INPUT ROWS:
++++++++++++++++++++

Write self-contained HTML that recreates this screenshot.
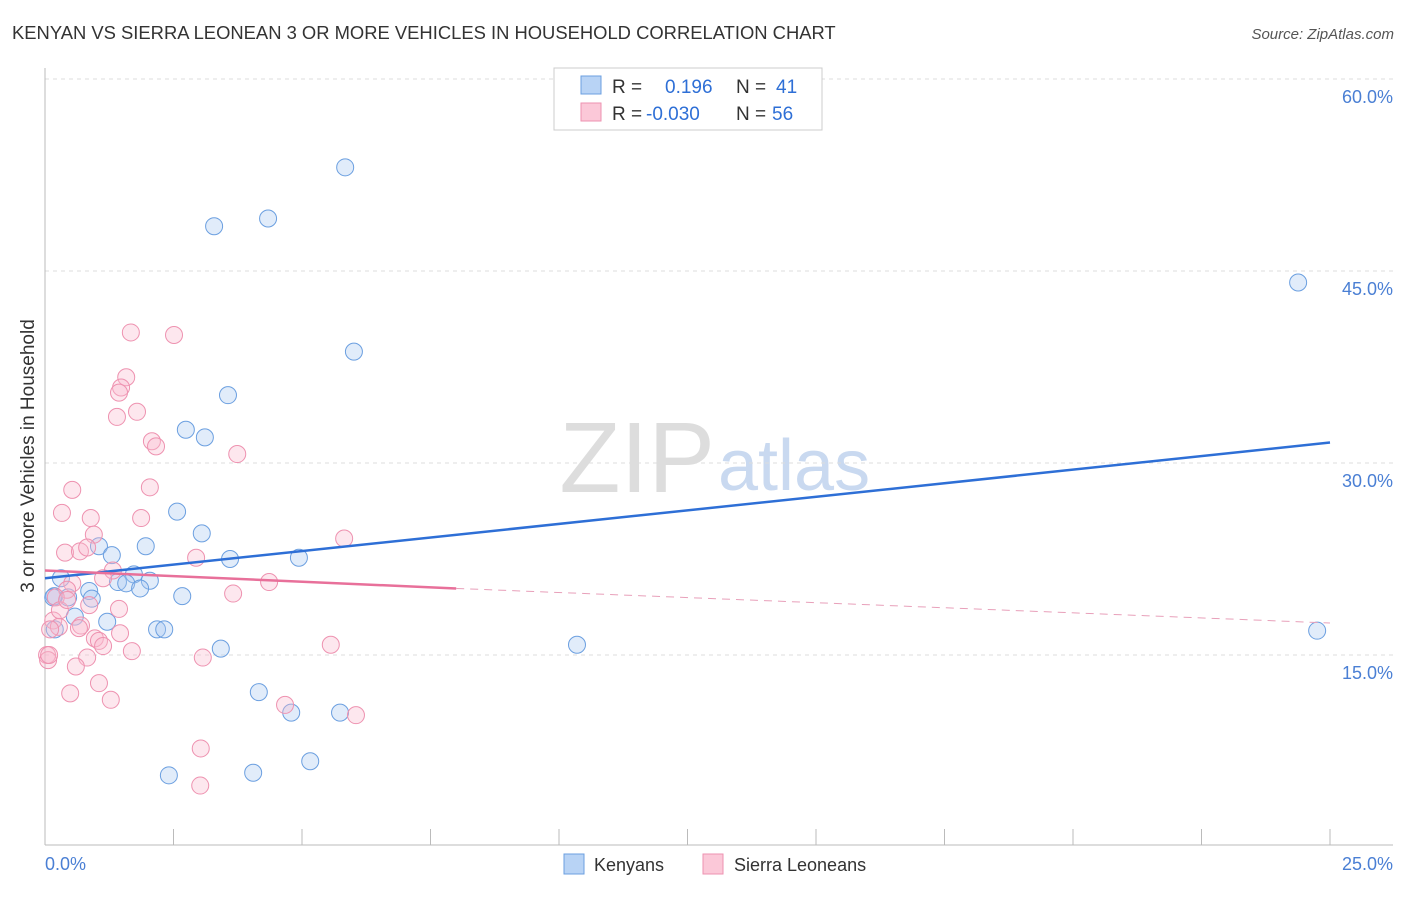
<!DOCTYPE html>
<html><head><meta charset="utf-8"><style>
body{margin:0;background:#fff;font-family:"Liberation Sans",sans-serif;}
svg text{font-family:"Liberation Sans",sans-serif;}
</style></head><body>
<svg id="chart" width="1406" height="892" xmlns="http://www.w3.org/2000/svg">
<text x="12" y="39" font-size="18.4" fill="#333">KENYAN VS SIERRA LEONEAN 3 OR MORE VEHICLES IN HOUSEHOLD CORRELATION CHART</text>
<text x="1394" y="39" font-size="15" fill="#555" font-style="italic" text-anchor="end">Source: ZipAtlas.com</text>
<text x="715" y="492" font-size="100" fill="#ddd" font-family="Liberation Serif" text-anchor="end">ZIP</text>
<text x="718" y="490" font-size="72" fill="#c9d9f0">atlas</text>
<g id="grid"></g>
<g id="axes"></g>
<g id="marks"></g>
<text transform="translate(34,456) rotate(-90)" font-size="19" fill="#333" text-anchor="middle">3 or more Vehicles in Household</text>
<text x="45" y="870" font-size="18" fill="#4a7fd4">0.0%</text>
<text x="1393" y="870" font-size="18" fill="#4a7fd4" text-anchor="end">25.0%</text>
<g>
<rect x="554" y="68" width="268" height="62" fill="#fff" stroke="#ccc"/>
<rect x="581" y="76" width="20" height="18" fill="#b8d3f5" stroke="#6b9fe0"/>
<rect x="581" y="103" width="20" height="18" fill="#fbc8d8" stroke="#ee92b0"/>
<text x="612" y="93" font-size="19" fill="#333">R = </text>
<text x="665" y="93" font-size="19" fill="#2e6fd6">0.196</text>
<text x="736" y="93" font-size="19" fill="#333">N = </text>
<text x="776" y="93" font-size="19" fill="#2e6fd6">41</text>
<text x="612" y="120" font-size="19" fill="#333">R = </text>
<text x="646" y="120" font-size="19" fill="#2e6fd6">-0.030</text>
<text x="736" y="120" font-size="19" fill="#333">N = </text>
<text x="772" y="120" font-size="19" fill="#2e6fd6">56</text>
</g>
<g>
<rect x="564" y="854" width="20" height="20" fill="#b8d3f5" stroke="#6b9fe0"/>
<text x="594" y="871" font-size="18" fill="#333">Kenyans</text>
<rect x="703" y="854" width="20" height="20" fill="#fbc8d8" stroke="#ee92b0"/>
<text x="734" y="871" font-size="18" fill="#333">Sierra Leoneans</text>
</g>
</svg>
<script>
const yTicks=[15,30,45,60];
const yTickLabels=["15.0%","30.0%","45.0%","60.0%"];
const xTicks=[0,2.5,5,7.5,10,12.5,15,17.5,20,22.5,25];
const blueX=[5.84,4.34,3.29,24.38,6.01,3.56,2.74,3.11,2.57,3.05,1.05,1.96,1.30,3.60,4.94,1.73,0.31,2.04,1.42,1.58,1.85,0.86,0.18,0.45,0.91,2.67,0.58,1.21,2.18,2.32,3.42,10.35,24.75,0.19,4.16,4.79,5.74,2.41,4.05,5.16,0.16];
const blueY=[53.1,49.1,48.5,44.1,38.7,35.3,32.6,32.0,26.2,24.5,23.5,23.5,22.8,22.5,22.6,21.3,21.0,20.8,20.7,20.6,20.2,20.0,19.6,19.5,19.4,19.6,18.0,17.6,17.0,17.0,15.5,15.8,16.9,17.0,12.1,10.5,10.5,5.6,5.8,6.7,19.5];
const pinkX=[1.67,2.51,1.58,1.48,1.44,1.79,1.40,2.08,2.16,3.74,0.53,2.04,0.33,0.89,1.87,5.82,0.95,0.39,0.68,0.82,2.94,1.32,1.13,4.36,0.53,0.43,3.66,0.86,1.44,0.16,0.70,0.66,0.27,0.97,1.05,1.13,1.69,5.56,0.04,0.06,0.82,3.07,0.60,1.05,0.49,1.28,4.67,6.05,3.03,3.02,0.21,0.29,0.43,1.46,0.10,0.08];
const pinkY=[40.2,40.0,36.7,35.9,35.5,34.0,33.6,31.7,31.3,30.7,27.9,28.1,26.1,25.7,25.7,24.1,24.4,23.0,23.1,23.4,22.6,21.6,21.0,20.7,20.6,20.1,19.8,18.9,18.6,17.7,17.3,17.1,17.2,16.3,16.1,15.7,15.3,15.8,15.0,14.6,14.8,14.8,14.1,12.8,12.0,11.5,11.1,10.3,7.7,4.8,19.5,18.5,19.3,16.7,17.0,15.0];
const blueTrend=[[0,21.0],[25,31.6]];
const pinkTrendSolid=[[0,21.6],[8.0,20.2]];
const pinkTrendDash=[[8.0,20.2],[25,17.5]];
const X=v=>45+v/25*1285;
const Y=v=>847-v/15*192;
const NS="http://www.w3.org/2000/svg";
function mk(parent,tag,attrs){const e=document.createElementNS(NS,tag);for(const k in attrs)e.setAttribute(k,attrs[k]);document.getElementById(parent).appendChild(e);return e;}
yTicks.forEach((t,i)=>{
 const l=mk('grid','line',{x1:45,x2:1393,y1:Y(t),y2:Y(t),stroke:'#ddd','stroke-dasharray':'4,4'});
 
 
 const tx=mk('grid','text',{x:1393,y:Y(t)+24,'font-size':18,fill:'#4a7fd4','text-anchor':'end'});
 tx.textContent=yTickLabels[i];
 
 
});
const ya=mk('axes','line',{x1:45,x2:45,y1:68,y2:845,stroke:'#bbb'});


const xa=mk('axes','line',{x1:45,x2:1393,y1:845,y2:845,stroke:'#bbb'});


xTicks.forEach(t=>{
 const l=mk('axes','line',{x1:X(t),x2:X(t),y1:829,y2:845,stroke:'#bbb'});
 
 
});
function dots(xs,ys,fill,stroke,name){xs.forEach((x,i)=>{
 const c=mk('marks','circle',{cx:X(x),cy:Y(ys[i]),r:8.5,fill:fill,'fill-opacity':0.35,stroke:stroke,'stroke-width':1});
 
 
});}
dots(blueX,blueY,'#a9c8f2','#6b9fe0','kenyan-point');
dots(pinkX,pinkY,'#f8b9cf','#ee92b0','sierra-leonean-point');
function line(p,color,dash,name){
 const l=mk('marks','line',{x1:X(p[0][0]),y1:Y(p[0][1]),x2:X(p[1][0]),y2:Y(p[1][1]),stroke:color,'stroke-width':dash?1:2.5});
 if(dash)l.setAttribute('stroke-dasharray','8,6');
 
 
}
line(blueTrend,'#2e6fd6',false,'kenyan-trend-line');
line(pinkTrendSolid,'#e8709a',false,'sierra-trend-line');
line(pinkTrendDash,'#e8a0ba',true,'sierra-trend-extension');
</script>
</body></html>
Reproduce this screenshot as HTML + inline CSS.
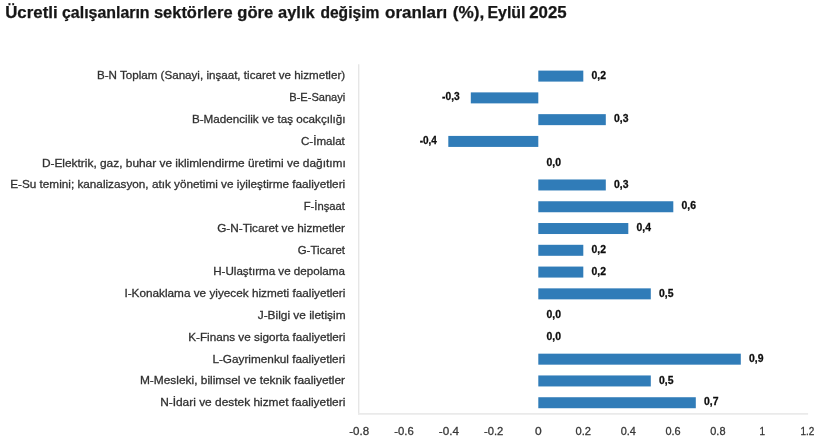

++++++++++++++++++++

Exclude the images and reproduce the remaining data exactly.

Write self-contained HTML that recreates this screenshot.
<!DOCTYPE html>
<html><head><meta charset="utf-8"><style>
body{margin:0;background:#fff;font-family:"Liberation Sans",sans-serif;}
svg text{font-family:"Liberation Sans",sans-serif;}
</style></head><body>
<svg id="chart" width="1406" height="892" xmlns="http://www.w3.org/2000/svg">
<text x="12" y="39" font-size="18.4" fill="#333">KENYAN VS SIERRA LEONEAN 3 OR MORE VEHICLES IN HOUSEHOLD CORRELATION CHART</text>
<text x="1394" y="39" font-size="15" fill="#555" font-style="italic" text-anchor="end">Source: ZipAtlas.com</text>
<text x="715" y="492" font-size="100" fill="#ddd" font-family="Liberation Serif" text-anchor="end">ZIP</text>
<text x="718" y="490" font-size="72" fill="#c9d9f0">atlas</text>
<g id="grid"></g>
<g id="axes"></g>
<g id="marks"></g>
<text transform="translate(34,456) rotate(-90)" font-size="19" fill="#333" text-anchor="middle">3 or more Vehicles in Household</text>
<text x="45" y="870" font-size="18" fill="#4a7fd4">0.0%</text>
<text x="1393" y="870" font-size="18" fill="#4a7fd4" text-anchor="end">25.0%</text>
<g>
<rect x="554" y="68" width="268" height="62" fill="#fff" stroke="#ccc"/>
<rect x="581" y="76" width="20" height="18" fill="#b8d3f5" stroke="#6b9fe0"/>
<rect x="581" y="103" width="20" height="18" fill="#fbc8d8" stroke="#ee92b0"/>
<text x="612" y="93" font-size="19" fill="#333">R = </text>
<text x="665" y="93" font-size="19" fill="#2e6fd6">0.196</text>
<text x="736" y="93" font-size="19" fill="#333">N = </text>
<text x="776" y="93" font-size="19" fill="#2e6fd6">41</text>
<text x="612" y="120" font-size="19" fill="#333">R = </text>
<text x="646" y="120" font-size="19" fill="#2e6fd6">-0.030</text>
<text x="736" y="120" font-size="19" fill="#333">N = </text>
<text x="772" y="120" font-size="19" fill="#2e6fd6">56</text>
</g>
<g>
<rect x="564" y="854" width="20" height="20" fill="#b8d3f5" stroke="#6b9fe0"/>
<text x="594" y="871" font-size="18" fill="#333">Kenyans</text>
<rect x="703" y="854" width="20" height="20" fill="#fbc8d8" stroke="#ee92b0"/>
<text x="734" y="871" font-size="18" fill="#333">Sierra Leoneans</text>
</g>
</svg>
<script>
const yTicks=[15,30,45,60];
const yTickLabels=["15.0%","30.0%","45.0%","60.0%"];
const xTicks=[0,2.5,5,7.5,10,12.5,15,17.5,20,22.5,25];
const blueX=[5.84,4.34,3.29,24.38,6.01,3.56,2.74,3.11,2.57,3.05,1.05,1.96,1.30,3.60,4.94,1.73,0.31,2.04,1.42,1.58,1.85,0.86,0.18,0.45,0.91,2.67,0.58,1.21,2.18,2.32,3.42,10.35,24.75,0.19,4.16,4.79,5.74,2.41,4.05,5.16,0.16];
const blueY=[53.1,49.1,48.5,44.1,38.7,35.3,32.6,32.0,26.2,24.5,23.5,23.5,22.8,22.5,22.6,21.3,21.0,20.8,20.7,20.6,20.2,20.0,19.6,19.5,19.4,19.6,18.0,17.6,17.0,17.0,15.5,15.8,16.9,17.0,12.1,10.5,10.5,5.6,5.8,6.7,19.5];
const pinkX=[1.67,2.51,1.58,1.48,1.44,1.79,1.40,2.08,2.16,3.74,0.53,2.04,0.33,0.89,1.87,5.82,0.95,0.39,0.68,0.82,2.94,1.32,1.13,4.36,0.53,0.43,3.66,0.86,1.44,0.16,0.70,0.66,0.27,0.97,1.05,1.13,1.69,5.56,0.04,0.06,0.82,3.07,0.60,1.05,0.49,1.28,4.67,6.05,3.03,3.02,0.21,0.29,0.43,1.46,0.10,0.08];
const pinkY=[40.2,40.0,36.7,35.9,35.5,34.0,33.6,31.7,31.3,30.7,27.9,28.1,26.1,25.7,25.7,24.1,24.4,23.0,23.1,23.4,22.6,21.6,21.0,20.7,20.6,20.1,19.8,18.9,18.6,17.7,17.3,17.1,17.2,16.3,16.1,15.7,15.3,15.8,15.0,14.6,14.8,14.8,14.1,12.8,12.0,11.5,11.1,10.3,7.7,4.8,19.5,18.5,19.3,16.7,17.0,15.0];
const blueTrend=[[0,21.0],[25,31.6]];
const pinkTrendSolid=[[0,21.6],[8.0,20.2]];
const pinkTrendDash=[[8.0,20.2],[25,17.5]];
const X=v=>45+v/25*1285;
const Y=v=>847-v/15*192;
const NS="http://www.w3.org/2000/svg";
function mk(parent,tag,attrs){const e=document.createElementNS(NS,tag);for(const k in attrs)e.setAttribute(k,attrs[k]);document.getElementById(parent).appendChild(e);return e;}
yTicks.forEach((t,i)=>{
 const l=mk('grid','line',{x1:45,x2:1393,y1:Y(t),y2:Y(t),stroke:'#ddd','stroke-dasharray':'4,4'});
 
 
 const tx=mk('grid','text',{x:1393,y:Y(t)+24,'font-size':18,fill:'#4a7fd4','text-anchor':'end'});
 tx.textContent=yTickLabels[i];
 
 
});
const ya=mk('axes','line',{x1:45,x2:45,y1:68,y2:845,stroke:'#bbb'});


const xa=mk('axes','line',{x1:45,x2:1393,y1:845,y2:845,stroke:'#bbb'});


xTicks.forEach(t=>{
 const l=mk('axes','line',{x1:X(t),x2:X(t),y1:829,y2:845,stroke:'#bbb'});
 
 
});
function dots(xs,ys,fill,stroke,name){xs.forEach((x,i)=>{
 const c=mk('marks','circle',{cx:X(x),cy:Y(ys[i]),r:8.5,fill:fill,'fill-opacity':0.35,stroke:stroke,'stroke-width':1});
 
 
});}
dots(blueX,blueY,'#a9c8f2','#6b9fe0','kenyan-point');
dots(pinkX,pinkY,'#f8b9cf','#ee92b0','sierra-leonean-point');
function line(p,color,dash,name){
 const l=mk('marks','line',{x1:X(p[0][0]),y1:Y(p[0][1]),x2:X(p[1][0]),y2:Y(p[1][1]),stroke:color,'stroke-width':dash?1:2.5});
 if(dash)l.setAttribute('stroke-dasharray','8,6');
 
 
}
line(blueTrend,'#2e6fd6',false,'kenyan-trend-line');
line(pinkTrendSolid,'#e8709a',false,'sierra-trend-line');
line(pinkTrendDash,'#e8a0ba',true,'sierra-trend-extension');
</script>
</body></html>
Reproduce this screenshot as HTML + inline CSS.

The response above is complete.